Ironicamente, se o torneio se tivesse realizado na URSS, o país teria contado com uma geração única, legítimos candidatos a ganhar o troféu. A equipa nacional soviética foi uma das melhores no México 86 a pesar da inesperada e precoce eliminação frente aos belgas e acabou vice-campeã do Europeu realizado dois anos depois. Em Itália a URSS não passou da primeira ronda terminando em último lugar num grupo com argentinos, romenos e camaroneses.
Por essa altura já o império se estava a desfazer o que afectou profundamente a mente de vários jogadores, alguns dos quais já tinham tido experiências para esquecer longe dos embriões fechados onde tinham brilhado, em Kiev, Moscovo ou Tiblissi. Seria a sua última aparição num torneio internacional. Organizar o Mundial de 1990 teria significado um sopro de ar fresco no decadente Bloco de Leste?
É extremamente provável que um evento dessas proporções tivesse dinamizado os dirigentes e os cidadãos e criado uma sensação de unidade, ainda que ténue, que podia ter sustentado o temporal de 1989 de outra forma.

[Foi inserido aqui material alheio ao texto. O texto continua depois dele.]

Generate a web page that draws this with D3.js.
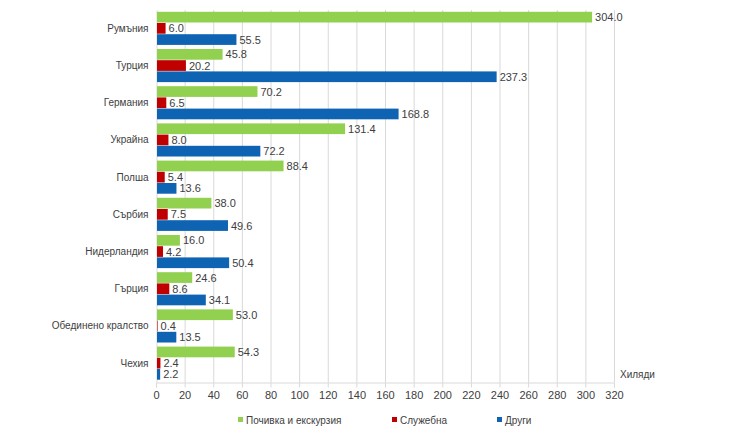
<!DOCTYPE html>
<html>
<head>
<meta charset="utf-8">
<script src="https://cdn.jsdelivr.net/npm/d3@7/dist/d3.min.js"></script>
<style>
  html, body { margin: 0; padding: 0; background: #fff; }
  svg { display: block; font-family: "Liberation Sans", "DejaVu Sans", sans-serif; }
</style>
</head>
<body>
<svg id="chart" width="740" height="444"></svg>
<script>
const categories = ["Румъния", "Турция", "Германия", "Украйна", "Полша", "Сърбия", "Нидерландия", "Гърция", "Обединено кралство", "Чехия"];
const seriesNames = ["Почивка и екскурзия", "Служебна", "Други"];
const leisure = [304.0, 45.8, 70.2, 131.4, 88.4, 38.0, 16.0, 24.6, 53.0, 54.3];
const business = [6.0, 20.2, 6.5, 8.0, 5.4, 7.5, 4.2, 8.6, 0.4, 2.4];
const other = [55.5, 237.3, 168.8, 72.2, 13.6, 49.6, 50.4, 34.1, 13.5, 2.2];
const xTicks = [0, 20, 40, 60, 80, 100, 120, 140, 160, 180, 200, 220, 240, 260, 280, 300, 320];
const axisUnit = "Хиляди";
const colors = ["#92D050", "#C00000", "#0F63B3"];

const seriesValues = [leisure, business, other];
const svg = d3.select("#chart");
const mLeft = 156, mRight = 614, mTop = 10, mBottom = 382;

const x = d3.scaleLinear().domain([0, 320]).range([mLeft, mRight]);
const y = d3.scaleBand().domain(categories).range([mTop, mBottom]).padding(0);
const ySub = d3.scaleBand().domain(d3.range(3)).range([0, y.bandwidth()]).paddingInner(0).paddingOuter(0.16);

// gridlines
svg.append("g").selectAll("line").data(xTicks.filter(t => t > 0)).join("line")
  .attr("x1", d => x(d) + 0.5).attr("x2", d => x(d) + 0.5)
  .attr("y1", mTop).attr("y2", mBottom)
  .attr("stroke", "#d9d9d9").attr("stroke-width", 1);

// x axis
const xAxis = svg.append("g").attr("transform", `translate(0,${mBottom + 0.5})`)
  .call(d3.axisBottom(x).tickValues(xTicks).tickSize(5).tickPadding(4).tickFormat(d3.format("d")));
xAxis.select(".domain").attr("stroke", "#d9d9d9");
xAxis.selectAll(".tick line").attr("stroke", "#d9d9d9");
xAxis.selectAll(".tick text").attr("fill", "#404040").attr("font-size", 11);

// y axis
const yAxis = svg.append("g").attr("transform", `translate(${mLeft + 0.5},0)`)
  .call(d3.axisLeft(y).tickSize(0).tickPadding(8));
yAxis.select(".domain").attr("stroke", "#d9d9d9");
yAxis.selectAll(".tick text").attr("fill", "#404040").attr("font-size", 10);

// bars
const rows = [];
categories.forEach((c, i) => {
  seriesValues.forEach((vals, s) => rows.push({ cat: c, s, v: vals[i] }));
});

svg.append("g").selectAll("rect").data(rows).join("rect")
  .attr("x", x(0) + 1)
  .attr("y", d => y(d.cat) + ySub(d.s))
  .attr("width", d => Math.max(0, x(d.v) - x(0)))
  .attr("height", ySub.bandwidth() - 0.5)
  .attr("fill", d => colors[d.s]);

svg.append("g").selectAll("text").data(rows).join("text")
  .attr("x", d => x(d.v) + 4)
  .attr("y", d => y(d.cat) + ySub(d.s) + ySub.bandwidth() / 2)
  .attr("dy", "0.35em")
  .attr("font-size", 11)
  .attr("fill", "#404040")
  .text(d => d3.format(".1f")(d.v));

// axis unit
svg.append("text").attr("x", 620).attr("y", 378)
  .attr("font-size", 10).attr("fill", "#404040").text(axisUnit);

// legend
const legendX = [238, 392, 497];
const lg = svg.append("g").selectAll("g").data(seriesNames).join("g")
  .attr("transform", (d, i) => `translate(${legendX[i]},420)`);
lg.append("rect").attr("x", 0).attr("y", -3).attr("width", 5).attr("height", 5)
  .attr("fill", (d, i) => colors[i]);
lg.append("text").attr("x", 8).attr("y", 0).attr("dy", "0.35em")
  .attr("font-size", 10).attr("fill", "#404040").text(d => d);
</script>
</body>
</html>
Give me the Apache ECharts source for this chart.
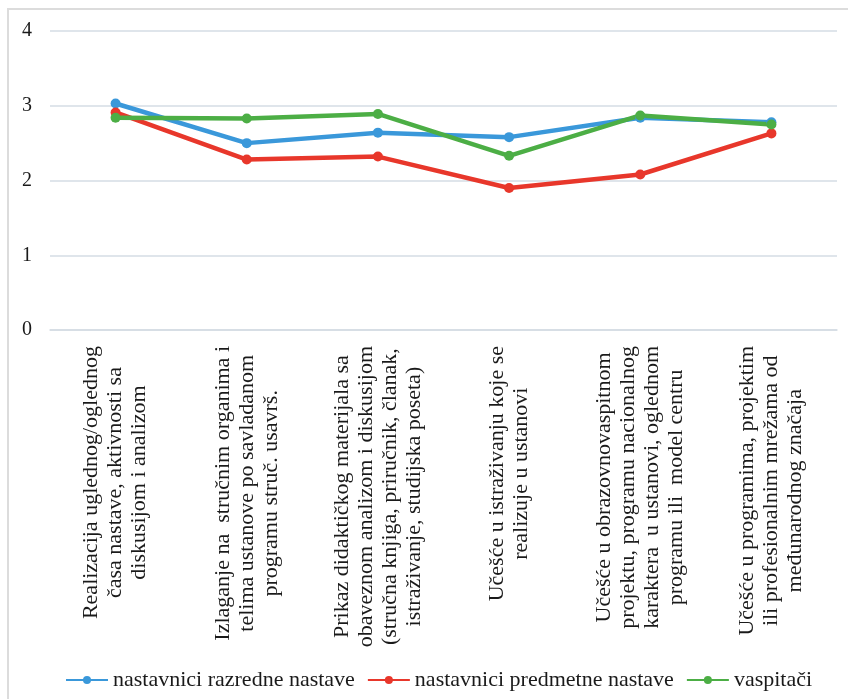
<!DOCTYPE html>
<html>
<head>
<meta charset="utf-8">
<script src="https://cdn.jsdelivr.net/npm/echarts@6/dist/echarts.min.js"></script>
<style>
  html, body { margin: 0; padding: 0; background: #fff; }
  #chart { width: 848px; height: 699px; }
</style>
</head>
<body>
<div id="chart"></div>
<script>
const categories = [
  "Realizacija uglednog/oglednog\nčasa nastave, aktivnosti sa\ndiskusijom i analizom",
  "Izlaganje na  stručnim organima i\ntelima ustanove po savladanom\nprogramu struč. usavrš.",
  "Prikaz didaktičkog materijala sa\nobaveznom analizom i diskusijom\n(stručna knjiga, priručnik, članak,\nistraživanje, studijska poseta)",
  "Učešće u istraživanju koje se\nrealizuje u ustanovi",
  "Učešće u obrazovnovaspitnom\nprojektu, programu nacionalnog\nkaraktera  u ustanovi, oglednom\nprogramu ili  model centru",
  "Učešće u programima, projektim\nili profesionalnim mrežama od\nmeđunarodnog značaja"
];
const seriesNames = ["nastavnici razredne nastave", "nastavnici predmetne nastave", "vaspitači"];
const razredne = [3.03, 2.50, 2.64, 2.58, 2.84, 2.78];
const predmetne = [2.91, 2.28, 2.32, 1.90, 2.08, 2.63];
const vaspitaci = [2.84, 2.83, 2.89, 2.33, 2.87, 2.75];
const yTicks = [0, 1, 2, 3, 4];

const FONT = 'Liberation Serif';
const colors = ['#3a98da', '#e8372b', '#4cae45'];

const chart = echarts.init(document.getElementById('chart'));

function mkSeries(name, data, color) {
  return {
    name: name,
    type: 'line',
    data: data,
    symbol: 'circle',
    symbolSize: 10,
    lineStyle: { width: 4.5, color: color },
    itemStyle: { color: color },
    emphasis: { disabled: true },
    animation: false
  };
}

chart.setOption({
  animation: false,
  backgroundColor: '#ffffff',
  graphic: [{
    type: 'rect',
    shape: { x: 8, y: 9, width: 900, height: 800 },
    style: { fill: 'none', stroke: '#dcdcdc', lineWidth: 2 },
    silent: true,
    z: -10
  }],
  grid: { left: 50, right: 11, top: 31, bottom: 369 },
  legend: {
    left: 60,
    top: 664,
    itemWidth: 42,
    itemHeight: 10,
    itemGap: 12,
    textStyle: { fontFamily: FONT, fontSize: 22, color: '#1a1a1a' },
    data: seriesNames
  },
  xAxis: {
    type: 'category',
    data: categories,
    boundaryGap: true,
    axisLine: { show: true, lineStyle: { color: '#d5dce4', width: 1.5 } },
    axisTick: { show: false },
    axisLabel: {
      interval: 0,
      rotate: 90,
      margin: 16,
      fontFamily: FONT,
      fontSize: 22,
      lineHeight: 24,
      color: '#1a1a1a',
      formatter: function (v) {
        return v.split('\n').map(function (l) { return '{c|' + l + '}'; }).join('\n');
      },
      rich: {
        c: { align: 'center', fontFamily: FONT, fontSize: 22, lineHeight: 24, color: '#1a1a1a' }
      }
    }
  },
  yAxis: {
    type: 'value',
    min: yTicks[0],
    max: yTicks[yTicks.length - 1],
    interval: 1,
    axisLine: { show: false },
    axisTick: { show: false },
    splitLine: { show: true, lineStyle: { color: '#d5dce4', width: 1.5 } },
    axisLabel: {
      margin: 18,
      fontFamily: FONT,
      fontSize: 20,
      color: '#1a1a1a',
      formatter: function (v) { return yTicks.indexOf(v) >= 0 ? String(v) : ''; }
    }
  },
  series: [
    mkSeries(seriesNames[0], razredne, colors[0]),
    mkSeries(seriesNames[1], predmetne, colors[1]),
    mkSeries(seriesNames[2], vaspitaci, colors[2])
  ]
});
</script>
</body>
</html>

Ironicamente, foi precisamente essa derrota nas urnas da FIFA que abriu caminho a que o vento de mudança que arrasou a Europa a final da década encontrasse uma União Soviética já em estado terminal, sem aspirações nem ambições a um mundo diferente. E para aqueles estados satélites, asfixiados pelo dominio de Moscovo, marcou também uma nova era, coroada pela ascensão futebolistica nos anos noventa das gerações de ouro do futebol romeno e búlgaro.
A jogada política das grandes potências do bloco ocidental, alimentadas pela visão da FIFA, dirigida por João Havelange, impediram o velho sonho soviético de receber um Mundial. Vinte e oito anos depois a Rússia acertou contas com a sua própria história mas o que podia ter passado nesse Junho de 1990 ficará para sempre para a história como um dos grandes enigmas sem resposta.